### AVAILABLE DATA ###

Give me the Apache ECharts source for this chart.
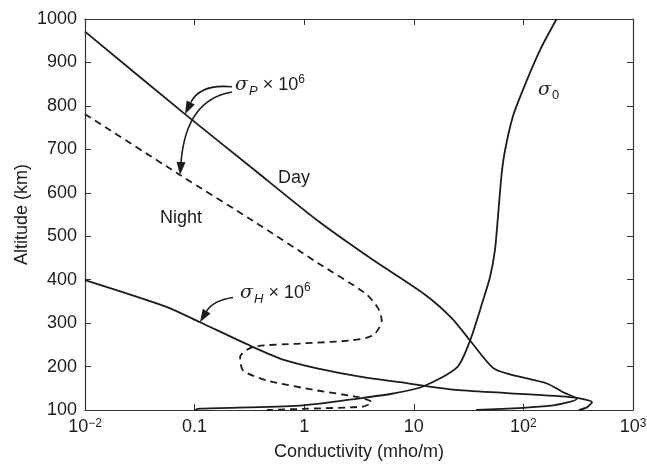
<!DOCTYPE html>
<html>
<head>
<meta charset="utf-8">
<script src="https://cdn.jsdelivr.net/npm/echarts@6/dist/echarts.min.js"></script>
<style>
  html, body { margin: 0; padding: 0; background: #fff; }
  #main { width: 647px; height: 466px; }
</style>
</head>
<body>
<div id="main"></div>
<script>
// sigma_P x 1e6, day
var dayX = [0.01, 0.0817, 0.334, 1.34, 4.16, 12.6, 22.3, 32.6, 52.8, 75.5, 164, 230, 308, 180, 37];
var dayY = [971, 781, 657, 535, 447, 366, 311, 260, 197, 182, 161, 141, 126, 110, 100];
// sigma_P x 1e6, night
var nightX = [0.01, 0.0736, 0.334, 1.34, 3.59, 4.7, 5.1, 4.25, 2.62, 0.91, 0.34, 0.26, 0.277, 0.457, 1.31, 3.03, 4.14, 3.44, 1.06, 0.457];
var nightY = [781, 641, 537, 438, 369, 335, 306, 272, 260, 253, 245, 222, 191, 168, 145, 130, 118, 108, 103, 100];
// sigma_H x 1e6
var hallX = [0.01, 0.056, 0.112, 0.341, 0.64, 1.31, 3.23, 7.48, 22.8, 70.8, 284, 423, 380, 320];
var hallY = [399, 337, 302, 245, 216, 196, 177, 164, 147, 139, 129, 118, 106, 100];
// sigma_0
var sig0X = [0.1, 0.112, 0.91, 3.23, 6.46, 12.1, 24.8, 32.6, 42.9, 49.6, 55, 58.6, 60.3, 63.4, 68, 80, 99, 142, 201];
var sig0Y = [100, 103, 110, 127, 138, 154, 198, 260, 353, 406, 468, 545, 583, 645, 698, 775, 837, 929, 1000];

var xTicks = [0.01, 0.1, 1, 10, 100, 1000];
var yTicks = [100, 200, 300, 400, 500, 600, 700, 800, 900, 1000];

function pairs(xs, ys) {
    var out = [];
    for (var i = 0; i < xs.length; i++) out.push([xs[i], ys[i]]);
    return out;
}

var FONT = '"Liberation Sans", Arial, sans-serif';
var INK = '#1c1c1c';

var chart = echarts.init(document.getElementById('main'));

function xLabel(v) {
    var p = Math.round(Math.log10(v));
    if (p === -1) return '0.1';
    if (p === 0) return '1';
    if (p === 1) return '10';
    return '10{s|' + (p < 0 ? '\u2212' + (-p) : p) + '}';
}

var lineBase = { type: 'line', showSymbol: false, symbol: 'none', smooth: 0.25, animation: false };
var frame = { lineStyle: { color: '#333', width: 1.2 } };
var tick = { show: true, inside: true, length: 6, lineStyle: { color: '#333' } };

var option = {
    backgroundColor: '#fff',
    animation: false,
    grid: { left: 85, right: 14, top: 19, bottom: 56, outerBoundsMode: 'none' },
    xAxis: [{
        type: 'log', logBase: 10, min: xTicks[0], max: xTicks[xTicks.length - 1],
        name: 'Conductivity (mho/m)', nameLocation: 'middle', nameGap: 33, nameMoveOverlap: false,
        nameTextStyle: { fontSize: 18, color: INK, fontFamily: FONT },
        axisLine: frame, axisTick: tick,
        minorTick: { show: false }, splitLine: { show: false },
        axisLabel: {
            fontSize: 18, color: INK, fontFamily: FONT, margin: 8,
            formatter: xLabel,
            rich: { s: { fontSize: 12, verticalAlign: 'top', fontFamily: FONT, color: INK } }
        }
    }, {
        type: 'log', logBase: 10, min: xTicks[0], max: xTicks[xTicks.length - 1], position: 'top',
        axisLine: frame, axisTick: tick,
        axisLabel: { show: false }, splitLine: { show: false }
    }],
    yAxis: [{
        type: 'value', min: yTicks[0], max: yTicks[yTicks.length - 1], interval: 100,
        name: 'Altitude (km)', nameLocation: 'middle', nameGap: 54, nameMoveOverlap: false,
        nameTextStyle: { fontSize: 18, color: INK, fontFamily: FONT },
        axisLine: Object.assign({ show: true }, frame), axisTick: tick,
        splitLine: { show: false },
        axisLabel: { fontSize: 18, color: INK, fontFamily: FONT, margin: 8,
            formatter: function (v) { return String(v); } }
    }, {
        type: 'value', min: yTicks[0], max: yTicks[yTicks.length - 1], interval: 100, position: 'right',
        axisLine: Object.assign({ show: true }, frame), axisTick: tick,
        axisLabel: { show: false }, splitLine: { show: false }
    }],
    series: [
        Object.assign({}, lineBase, { name: 'Day', data: pairs(dayX, dayY),
            lineStyle: { color: INK, width: 1.8 } }),
        Object.assign({}, lineBase, { name: 'Night', data: pairs(nightX, nightY),
            lineStyle: { color: INK, width: 1.8, type: [7, 5] } }),
        Object.assign({}, lineBase, { name: 'Hall', data: pairs(hallX, hallY),
            lineStyle: { color: INK, width: 1.8 } }),
        Object.assign({}, lineBase, { name: 'sigma0', data: pairs(sig0X, sig0Y),
            lineStyle: { color: INK, width: 1.8 } })
    ]
};
chart.setOption(option);

// annotations, anchored in data coordinates
function px(x, y) { return chart.convertToPixel({ seriesIndex: 0 }, [x, y]); }

var symRich = {
    g: { fontSize: 19, fontStyle: 'italic', fontFamily: '"DejaVu Serif", serif', fill: INK },
    b: { fontSize: 13, fontStyle: 'italic', fontFamily: FONT, fill: INK, padding: [12, 0, 0, 1] },
    z: { fontSize: 13, fontFamily: FONT, fill: INK, padding: [12, 0, 0, 1] },
    n: { fontSize: 18, fontFamily: FONT, fill: INK },
    p: { fontSize: 12, fontFamily: FONT, fill: INK, padding: [0, 0, 10, 0] }
};

var labels = [
    { at: [0.234, 848], text: '{g|\u03c3}{b|P}{n| \u00d7 10}{p|6}', align: 'left' },
    { at: [0.26, 369], text: '{g|\u03c3}{b|H}{n| \u00d7 10}{p|6}', align: 'left' },
    { at: [136, 837], text: '{g|\u03c3}{z|0}', align: 'left' },
    { at: [0.0752, 542], text: '{n|Night}', align: 'center' },
    { at: [0.807, 634], text: '{n|Day}', align: 'center' }
];

var arrows = [
    { s: [0.219, 844], c: [0.112, 851], e: [0.0817, 781] },
    { s: [0.219, 832], c: [0.0836, 814], e: [0.0736, 641] },
    { s: [0.224, 359], c: [0.147, 352], e: [0.112, 302] }
];

var g = [];
labels.forEach(function (l) {
    var p = px(l.at[0], l.at[1]);
    g.push({ type: 'text', x: p[0], y: p[1], z: 10,
        style: { text: l.text, rich: symRich, align: l.align, verticalAlign: 'middle' } });
});
arrows.forEach(function (a) {
    var s = px(a.s[0], a.s[1]), c = px(a.c[0], a.c[1]), e = px(a.e[0], a.e[1]);
    var dx = e[0] - c[0], dy = e[1] - c[1], L = Math.sqrt(dx * dx + dy * dy);
    dx /= L; dy /= L;
    var hl = 13, hw = 4.5;
    var bx = e[0] - dx * hl, by = e[1] - dy * hl;
    g.push({ type: 'bezierCurve', z: 10,
        shape: { x1: s[0], y1: s[1], cpx1: c[0], cpy1: c[1], x2: bx, y2: by },
        style: { stroke: INK, lineWidth: 1.6, fill: null } });
    g.push({ type: 'polygon', z: 10,
        shape: { points: [[e[0], e[1]], [bx - dy * hw, by + dx * hw], [bx + dy * hw, by - dx * hw]] },
        style: { fill: INK } });
});
chart.setOption({ graphic: g });
</script>
</body>
</html>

###

→ SHORT EXERCISE: Repeat verbatim all the material, but not the pictures.

→ OUTPUT:
Give me the Apache ECharts source for this chart.
<!DOCTYPE html>
<html>
<head>
<meta charset="utf-8">
<script src="https://cdn.jsdelivr.net/npm/echarts@6/dist/echarts.min.js"></script>
<style>
  html, body { margin: 0; padding: 0; background: #fff; }
  #main { width: 647px; height: 466px; }
</style>
</head>
<body>
<div id="main"></div>
<script>
// sigma_P x 1e6, day
var dayX = [0.01, 0.0817, 0.334, 1.34, 4.16, 12.6, 22.3, 32.6, 52.8, 75.5, 164, 230, 308, 180, 37];
var dayY = [971, 781, 657, 535, 447, 366, 311, 260, 197, 182, 161, 141, 126, 110, 100];
// sigma_P x 1e6, night
var nightX = [0.01, 0.0736, 0.334, 1.34, 3.59, 4.7, 5.1, 4.25, 2.62, 0.91, 0.34, 0.26, 0.277, 0.457, 1.31, 3.03, 4.14, 3.44, 1.06, 0.457];
var nightY = [781, 641, 537, 438, 369, 335, 306, 272, 260, 253, 245, 222, 191, 168, 145, 130, 118, 108, 103, 100];
// sigma_H x 1e6
var hallX = [0.01, 0.056, 0.112, 0.341, 0.64, 1.31, 3.23, 7.48, 22.8, 70.8, 284, 423, 380, 320];
var hallY = [399, 337, 302, 245, 216, 196, 177, 164, 147, 139, 129, 118, 106, 100];
// sigma_0
var sig0X = [0.1, 0.112, 0.91, 3.23, 6.46, 12.1, 24.8, 32.6, 42.9, 49.6, 55, 58.6, 60.3, 63.4, 68, 80, 99, 142, 201];
var sig0Y = [100, 103, 110, 127, 138, 154, 198, 260, 353, 406, 468, 545, 583, 645, 698, 775, 837, 929, 1000];

var xTicks = [0.01, 0.1, 1, 10, 100, 1000];
var yTicks = [100, 200, 300, 400, 500, 600, 700, 800, 900, 1000];

function pairs(xs, ys) {
    var out = [];
    for (var i = 0; i < xs.length; i++) out.push([xs[i], ys[i]]);
    return out;
}

var FONT = '"Liberation Sans", Arial, sans-serif';
var INK = '#1c1c1c';

var chart = echarts.init(document.getElementById('main'));

function xLabel(v) {
    var p = Math.round(Math.log10(v));
    if (p === -1) return '0.1';
    if (p === 0) return '1';
    if (p === 1) return '10';
    return '10{s|' + (p < 0 ? '\u2212' + (-p) : p) + '}';
}

var lineBase = { type: 'line', showSymbol: false, symbol: 'none', smooth: 0.25, animation: false };
var frame = { lineStyle: { color: '#333', width: 1.2 } };
var tick = { show: true, inside: true, length: 6, lineStyle: { color: '#333' } };

var option = {
    backgroundColor: '#fff',
    animation: false,
    grid: { left: 85, right: 14, top: 19, bottom: 56, outerBoundsMode: 'none' },
    xAxis: [{
        type: 'log', logBase: 10, min: xTicks[0], max: xTicks[xTicks.length - 1],
        name: 'Conductivity (mho/m)', nameLocation: 'middle', nameGap: 33, nameMoveOverlap: false,
        nameTextStyle: { fontSize: 18, color: INK, fontFamily: FONT },
        axisLine: frame, axisTick: tick,
        minorTick: { show: false }, splitLine: { show: false },
        axisLabel: {
            fontSize: 18, color: INK, fontFamily: FONT, margin: 8,
            formatter: xLabel,
            rich: { s: { fontSize: 12, verticalAlign: 'top', fontFamily: FONT, color: INK } }
        }
    }, {
        type: 'log', logBase: 10, min: xTicks[0], max: xTicks[xTicks.length - 1], position: 'top',
        axisLine: frame, axisTick: tick,
        axisLabel: { show: false }, splitLine: { show: false }
    }],
    yAxis: [{
        type: 'value', min: yTicks[0], max: yTicks[yTicks.length - 1], interval: 100,
        name: 'Altitude (km)', nameLocation: 'middle', nameGap: 54, nameMoveOverlap: false,
        nameTextStyle: { fontSize: 18, color: INK, fontFamily: FONT },
        axisLine: Object.assign({ show: true }, frame), axisTick: tick,
        splitLine: { show: false },
        axisLabel: { fontSize: 18, color: INK, fontFamily: FONT, margin: 8,
            formatter: function (v) { return String(v); } }
    }, {
        type: 'value', min: yTicks[0], max: yTicks[yTicks.length - 1], interval: 100, position: 'right',
        axisLine: Object.assign({ show: true }, frame), axisTick: tick,
        axisLabel: { show: false }, splitLine: { show: false }
    }],
    series: [
        Object.assign({}, lineBase, { name: 'Day', data: pairs(dayX, dayY),
            lineStyle: { color: INK, width: 1.8 } }),
        Object.assign({}, lineBase, { name: 'Night', data: pairs(nightX, nightY),
            lineStyle: { color: INK, width: 1.8, type: [7, 5] } }),
        Object.assign({}, lineBase, { name: 'Hall', data: pairs(hallX, hallY),
            lineStyle: { color: INK, width: 1.8 } }),
        Object.assign({}, lineBase, { name: 'sigma0', data: pairs(sig0X, sig0Y),
            lineStyle: { color: INK, width: 1.8 } })
    ]
};
chart.setOption(option);

// annotations, anchored in data coordinates
function px(x, y) { return chart.convertToPixel({ seriesIndex: 0 }, [x, y]); }

var symRich = {
    g: { fontSize: 19, fontStyle: 'italic', fontFamily: '"DejaVu Serif", serif', fill: INK },
    b: { fontSize: 13, fontStyle: 'italic', fontFamily: FONT, fill: INK, padding: [12, 0, 0, 1] },
    z: { fontSize: 13, fontFamily: FONT, fill: INK, padding: [12, 0, 0, 1] },
    n: { fontSize: 18, fontFamily: FONT, fill: INK },
    p: { fontSize: 12, fontFamily: FONT, fill: INK, padding: [0, 0, 10, 0] }
};

var labels = [
    { at: [0.234, 848], text: '{g|\u03c3}{b|P}{n| \u00d7 10}{p|6}', align: 'left' },
    { at: [0.26, 369], text: '{g|\u03c3}{b|H}{n| \u00d7 10}{p|6}', align: 'left' },
    { at: [136, 837], text: '{g|\u03c3}{z|0}', align: 'left' },
    { at: [0.0752, 542], text: '{n|Night}', align: 'center' },
    { at: [0.807, 634], text: '{n|Day}', align: 'center' }
];

var arrows = [
    { s: [0.219, 844], c: [0.112, 851], e: [0.0817, 781] },
    { s: [0.219, 832], c: [0.0836, 814], e: [0.0736, 641] },
    { s: [0.224, 359], c: [0.147, 352], e: [0.112, 302] }
];

var g = [];
labels.forEach(function (l) {
    var p = px(l.at[0], l.at[1]);
    g.push({ type: 'text', x: p[0], y: p[1], z: 10,
        style: { text: l.text, rich: symRich, align: l.align, verticalAlign: 'middle' } });
});
arrows.forEach(function (a) {
    var s = px(a.s[0], a.s[1]), c = px(a.c[0], a.c[1]), e = px(a.e[0], a.e[1]);
    var dx = e[0] - c[0], dy = e[1] - c[1], L = Math.sqrt(dx * dx + dy * dy);
    dx /= L; dy /= L;
    var hl = 13, hw = 4.5;
    var bx = e[0] - dx * hl, by = e[1] - dy * hl;
    g.push({ type: 'bezierCurve', z: 10,
        shape: { x1: s[0], y1: s[1], cpx1: c[0], cpy1: c[1], x2: bx, y2: by },
        style: { stroke: INK, lineWidth: 1.6, fill: null } });
    g.push({ type: 'polygon', z: 10,
        shape: { points: [[e[0], e[1]], [bx - dy * hw, by + dx * hw], [bx + dy * hw, by - dx * hw]] },
        style: { fill: INK } });
});
chart.setOption({ graphic: g });
</script>
</body>
</html>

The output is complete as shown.